For most of my life I’ve been involved in some type of prayer circle: a class at church, a small group, a team that prayed. I’ve had countless people come and ask me to pray for them. My unsubstantiated observation is that most prayer requests are for the medical needs of others. When the subject of work comes up, it usually is for those in job transition—those who need a job. But how do we pray proactively for our life at work?

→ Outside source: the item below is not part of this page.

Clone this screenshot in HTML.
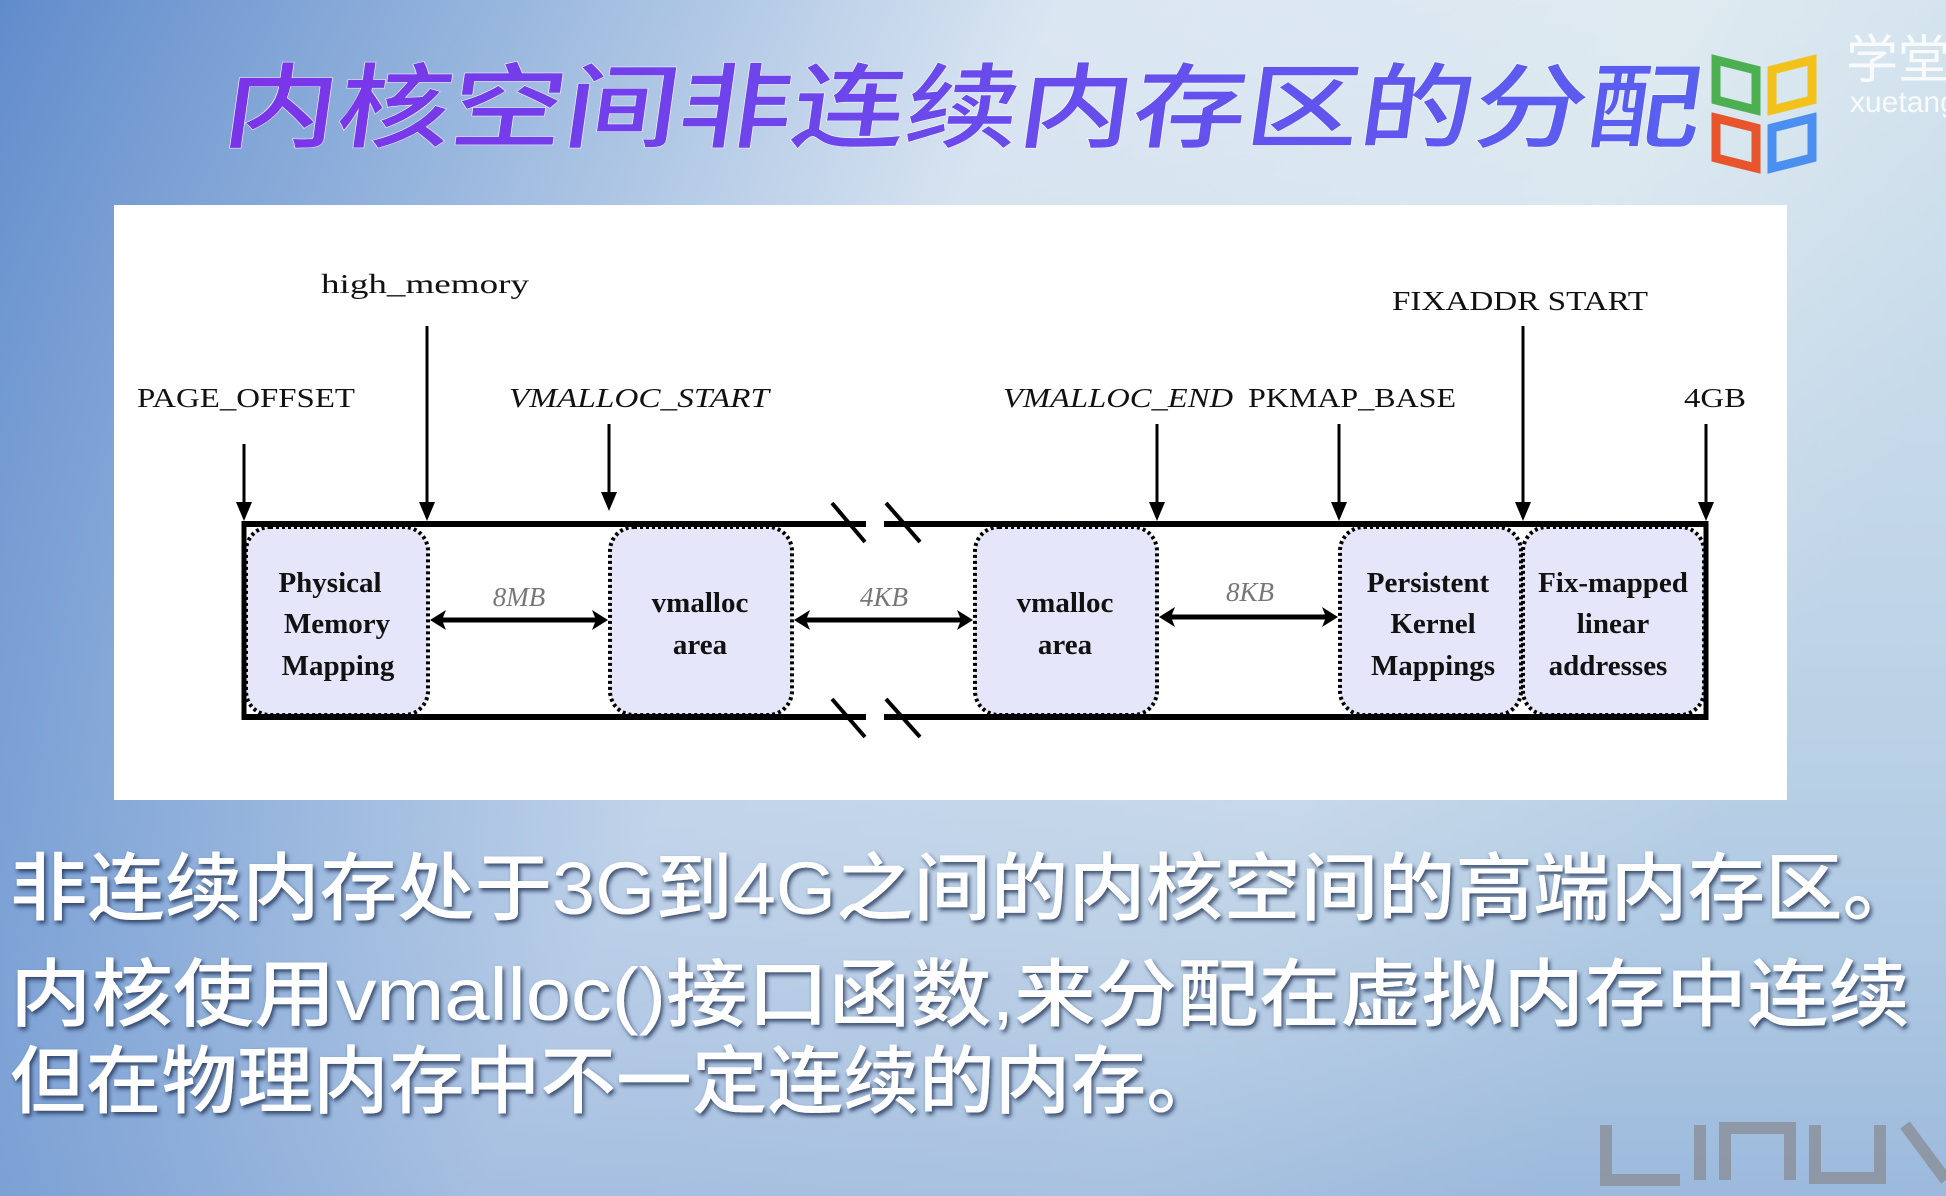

I recently enjoyed working through Tim Keller’s Prayer: Experiencing Awe and Intimacy with God. And it inspired me to devote the next several posts to applying some of Keller’s insights to praying for our life at work. At the heart of his book, he suggests that the Lord’s prayer, be our model prayer. I will use this as the framework for suggesting a method for prayer life at work. While leaving space for praying for illnesses and work transitions, Jesus instruction on prayer takes us beyond our personal crises to a practice that daily aligns our work with God’s purposes for the world.
A “We” Not a “Me”
When the disciples asked Jesus how they should pray, he said, when you pray, pray like this: “Our Father, who art in heaven, hallowed be your name.” And the first two words of his prayer, provide the themes for our first two posts.
The first word is “Our.” We address God as “Our Father.” Jesus did not teach us to pray “My Father.” He said “Our Father.” This little detail delivers a powerful corrective to the extreme individualism that affects our spiritually. For those of us hunting for an action item, the first task in praying the “Jesus way” about your work is finding a group with whom to pray.
Finding Your “Us”
Finding a group (groups) where you can honestly seek God for your work is a challenge given our needs for privacy, empathy, and finding room in overpacked schedules. I suggest readers tackle these problems with their best marketplace initiative and instincts. Here are some clues.

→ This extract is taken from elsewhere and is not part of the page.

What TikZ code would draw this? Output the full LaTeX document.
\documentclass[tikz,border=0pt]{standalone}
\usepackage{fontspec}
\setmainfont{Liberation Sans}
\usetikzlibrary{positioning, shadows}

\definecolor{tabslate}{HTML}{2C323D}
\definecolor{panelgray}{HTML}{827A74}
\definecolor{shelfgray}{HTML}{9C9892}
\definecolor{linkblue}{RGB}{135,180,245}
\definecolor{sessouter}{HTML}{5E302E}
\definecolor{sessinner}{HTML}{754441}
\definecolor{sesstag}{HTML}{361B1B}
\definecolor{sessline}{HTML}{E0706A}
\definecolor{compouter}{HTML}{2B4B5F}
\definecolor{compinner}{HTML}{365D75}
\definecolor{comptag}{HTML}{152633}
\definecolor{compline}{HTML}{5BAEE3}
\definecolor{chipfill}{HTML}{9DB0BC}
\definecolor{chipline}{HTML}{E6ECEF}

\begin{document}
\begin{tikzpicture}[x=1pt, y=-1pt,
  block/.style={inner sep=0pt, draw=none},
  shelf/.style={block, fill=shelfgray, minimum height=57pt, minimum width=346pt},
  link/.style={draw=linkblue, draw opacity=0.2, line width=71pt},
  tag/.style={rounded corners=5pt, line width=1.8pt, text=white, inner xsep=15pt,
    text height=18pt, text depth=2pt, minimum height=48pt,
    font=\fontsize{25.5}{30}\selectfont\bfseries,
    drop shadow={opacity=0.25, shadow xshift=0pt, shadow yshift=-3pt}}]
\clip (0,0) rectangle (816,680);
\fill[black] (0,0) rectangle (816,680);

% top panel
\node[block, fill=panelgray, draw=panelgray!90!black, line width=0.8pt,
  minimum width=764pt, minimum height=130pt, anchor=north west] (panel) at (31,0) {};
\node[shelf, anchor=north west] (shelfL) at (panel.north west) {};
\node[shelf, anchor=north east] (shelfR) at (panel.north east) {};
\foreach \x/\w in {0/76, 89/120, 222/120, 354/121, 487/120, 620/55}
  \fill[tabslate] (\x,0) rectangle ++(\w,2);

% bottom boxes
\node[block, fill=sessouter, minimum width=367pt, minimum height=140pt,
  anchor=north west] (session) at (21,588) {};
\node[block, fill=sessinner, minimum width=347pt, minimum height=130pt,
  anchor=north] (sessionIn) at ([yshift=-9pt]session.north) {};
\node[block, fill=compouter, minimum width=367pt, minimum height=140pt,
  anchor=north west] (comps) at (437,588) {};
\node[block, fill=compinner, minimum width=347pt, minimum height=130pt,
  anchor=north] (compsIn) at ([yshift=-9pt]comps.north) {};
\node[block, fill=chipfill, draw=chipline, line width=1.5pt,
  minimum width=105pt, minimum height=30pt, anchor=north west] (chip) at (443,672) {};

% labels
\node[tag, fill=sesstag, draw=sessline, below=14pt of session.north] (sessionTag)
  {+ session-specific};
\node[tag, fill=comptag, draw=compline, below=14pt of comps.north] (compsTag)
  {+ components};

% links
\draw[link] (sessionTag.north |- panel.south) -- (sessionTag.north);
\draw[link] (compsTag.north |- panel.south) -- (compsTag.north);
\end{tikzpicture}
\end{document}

- The best prospects for praying friends will be found among people who are headed to the same destination that we are. C.S. Lewis says the key to friendship is to go with gusto after your calling, to embrace awe in the pursuits for which God has given you passion and then look around. See who else is enthralled with the same things. I found my best praying friends among fellow pastors. Of course this meant laying aside my competitive instincts. Instead to embrace that we were all devoted to building healthy churches. We were all living the pastor’s life. And so we were miles ahead in understanding each other and ready to pray.
- A second source of praying friends are those who are going through similar challenges. Sociologists map out a process of transition where one has his status stripped away, goes through an ambiguous period where their identity is uncertain (called liminality) and then lands with a reestablished sense of self. A new friend and I are on parallel tracks—we are both rebuilding our work-lives in the middle of our lives. Again, this accelerates our sense of bond.
- A third practical approach is to network and ask. Most of us know how and where to find the business connections we need to succeed. Go on a quest for friends who will explore praying together. Getting past spiritual and relational inertia requires the exercise of leadership. Expect to have to initiate.
- And Lastly, need I write this? . . . Pray for a group to pray with!
Two examples in New York City
Time poverty is a real issue in the NYC metro area. Yet individuals are following Jesus in the marketplace by making space for group prayer. Once a week, members of SALT, a Christian Employee Network at American Express, call in to a conference line and pray together on the phone. I’ve had the privilege of joining the conveners in a board room at AMEX. It is quite exciting to think that this is a company-sanctioned activity. For the folks who call in—they get to participate in a true “Our Father.”
I also attend a group of men who meet together for dinner and prayer on the first Thursday of the month. Hosted by a businessman who is a veteran of New York City marketplace life, this is a great gathering: 1 hour of catching up and eating, 1 hour of sharing requests and praying. Everyone is not there every month, but the frequency, consistency, and notes that are passed around via email connect us with each other. We also share a true “Our” Father.
How About About You?
What can you do to put (keep) the “our” in your work-life prayers?